SIPTRUNK BLOG

How to Test a SIP Trunk Account

Once you’ve signed a new customer on to your services, making sure the service they receive matches what they expect is essential to keeping them. You don’t want them finding a problem with your system after all the setup is done and equipment is installed. To avoid potential system failures, you’ll want to build testing into your process. Here’s how to test a SIP trunk account:

Add components piece-by-piece

Adding each SIP trunk component one at a time and testing for proper provisioning along the way will help ensure that each component connects properly to the others. Begin with the SBC and move to the PBX all the way out to the individual desktop or handset.

Test different scenarios

Once the network is installed and all the components have been tested individually, create a list of potential scenarios that could happen to make sure that call quality remains high and that the network doesn’t fail. Test each scenario multiple times to minimize the chance of error. Scenarios vary from customer to customer or from network to network, so each new customer or network can mean a different list of scenarios to test.

Employ longevity testing

Run tests that last longer than an hour or two. Sometimes improper provisioning only shows up in tests that are run for multiple hours or overnight. Longevity tests can reveal any latency issues or memory failures in the system.

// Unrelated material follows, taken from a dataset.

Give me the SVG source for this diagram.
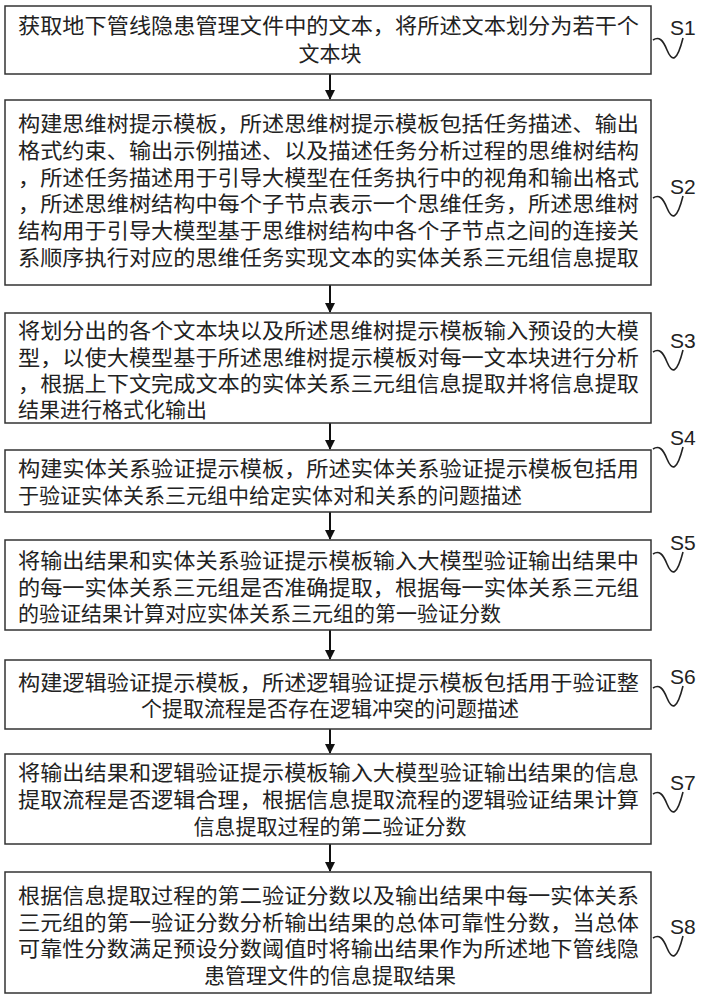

Test services run in combination with SIP trunking

Any services that are run in conjunction with SIP trunks should be tested, even if they are existing services the customer was already using. A network change can inadvertently cause problems with an existing service, so it is vital to test each. Such services can include video conferencing, existing or new DID networks, toll-free numbers, or outbound international calls, to name a few.

Test from one enterprise location to another

If the customer has more than one location, test to make sure that calls between each office location retain high call quality. As the provider, it’s your job to ensure that employees of the company can communicate with each other efficiently.

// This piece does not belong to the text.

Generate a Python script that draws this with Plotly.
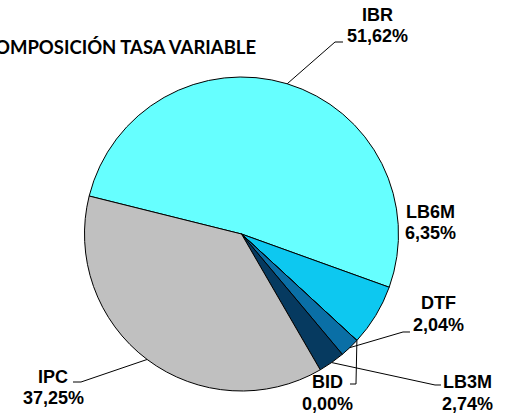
import math
import plotly.graph_objects as go

# ---- data ----
labels = ["IBR", "LB6M", "BID", "DTF", "LB3M", "IPC"]
values = [51.62, 6.35, 0.00, 2.04, 2.74, 37.25]
colors = ["#66FFFF", "#0DC8F0", "#1A1A80", "#0A6FA6", "#063A60", "#C0C0C0"]
title_text = "COMPOSICIÓN TASA VARIABLE"

# ---- layout geometry (pixels) ----
W, H = 512, 414
CX, CY, R = 241.5, 234.0, 157.0
ROT = -76.0  # degrees clockwise from 12 o'clock

def px(x):
    return x / W

def py(y):
    return 1 - y / H

# label placement: (name_center_x, name_center_y, pct_center_y, leader elbow points or None)
placement = {
    "IBR": (377, 15, 36, [(335, 42), (343, 42)]),
    "LB6M": (430, 212, 233, None),
    "DTF": (438, 303, 325, [(403, 332), (410, 332)]),
    "BID": (327, 382, 404, [(356, 384), (350, 384)]),
    "LB3M": (467, 382, 404, [(435, 385), (441, 385)]),
    "IPC": (53, 377, 398, [(81, 382), (73, 382)]),
}

total = sum(values)
angle = ROT
mid_angles = {}
for lab, v in zip(labels, values):
    span = v / total * 360
    mid_angles[lab] = angle + span / 2
    angle += span

def on_circle(a_deg, r=R):
    a = math.radians(a_deg)
    return CX + r * math.sin(a), CY - r * math.cos(a)

fig = go.Figure()
fig.add_trace(go.Pie(
    labels=labels,
    values=values,
    sort=False,
    direction="clockwise",
    rotation=ROT,
    marker=dict(colors=colors, line=dict(color="#000000", width=1)),
    textinfo="none",
    hoverinfo="label+percent",
    showlegend=False,
    domain=dict(x=[px(CX - R), px(CX + R)], y=[py(CY + R), py(CY - R)]),
))

annotations = []
shapes = []
font = dict(family="Liberation Sans, Arial, sans-serif", size=18, color="#000000")
for lab, v in zip(labels, values):
    nx, ny, pyy, elbow = placement[lab]
    pct = f"{v:.2f}".replace(".", ",") + "%"
    annotations.append(dict(x=px(nx), y=py(ny), xref="paper", yref="paper", text=f"<b>{lab}</b>",
                            showarrow=False, xanchor="center", yanchor="middle", font=font))
    annotations.append(dict(x=px(nx), y=py(pyy), xref="paper", yref="paper", text=f"<b>{pct}</b>",
                            showarrow=False, xanchor="center", yanchor="middle", font=font))
    if elbow:
        ax, ay = on_circle(mid_angles[lab])
        pts = [(ax, ay)] + elbow
        path = "M " + " L ".join(f"{px(x):.5f},{py(y):.5f}" for x, y in pts)
        shapes.append(dict(type="path", path=path, xref="paper", yref="paper",
                           line=dict(color="#000000", width=1)))

annotations.append(dict(x=px(258), y=py(47), xref="paper", yref="paper", text=f"<b>{title_text}</b>",
                        showarrow=False, xanchor="right", yanchor="middle",
                        font=dict(family="Lato, 'Open Sans', sans-serif", size=18.5, color="#000000")))

fig.update_layout(
    width=W, height=H,
    margin=dict(l=0, r=0, t=0, b=0),
    paper_bgcolor="#FFFFFF",
    plot_bgcolor="#FFFFFF",
    annotations=annotations,
    shapes=shapes,
)

fig.write_html("out.html", config={"displayModeBar": False},
               post_script="document.body.style.margin='0px';document.body.style.overflow='hidden';")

Provide on-going monitoring

Regularly monitor your customers’ networks to make sure no issues arise over time. As much as we would like to tell you otherwise, sometimes problems pop up as time passes that are no fault of yours–they could be an error in the network or perhaps the customer created a scenario that caused a failure. Either way, continuous monitoring helps you ensure that your customer receives a steady, high-level of service.

Conclusion

SIP trunk provisioning is not a one-and-done kind of thing. It requires oversight and careful testing. While all this testing may seem like too much up-front work, in the long run, it will save you time and prevent loads of headaches.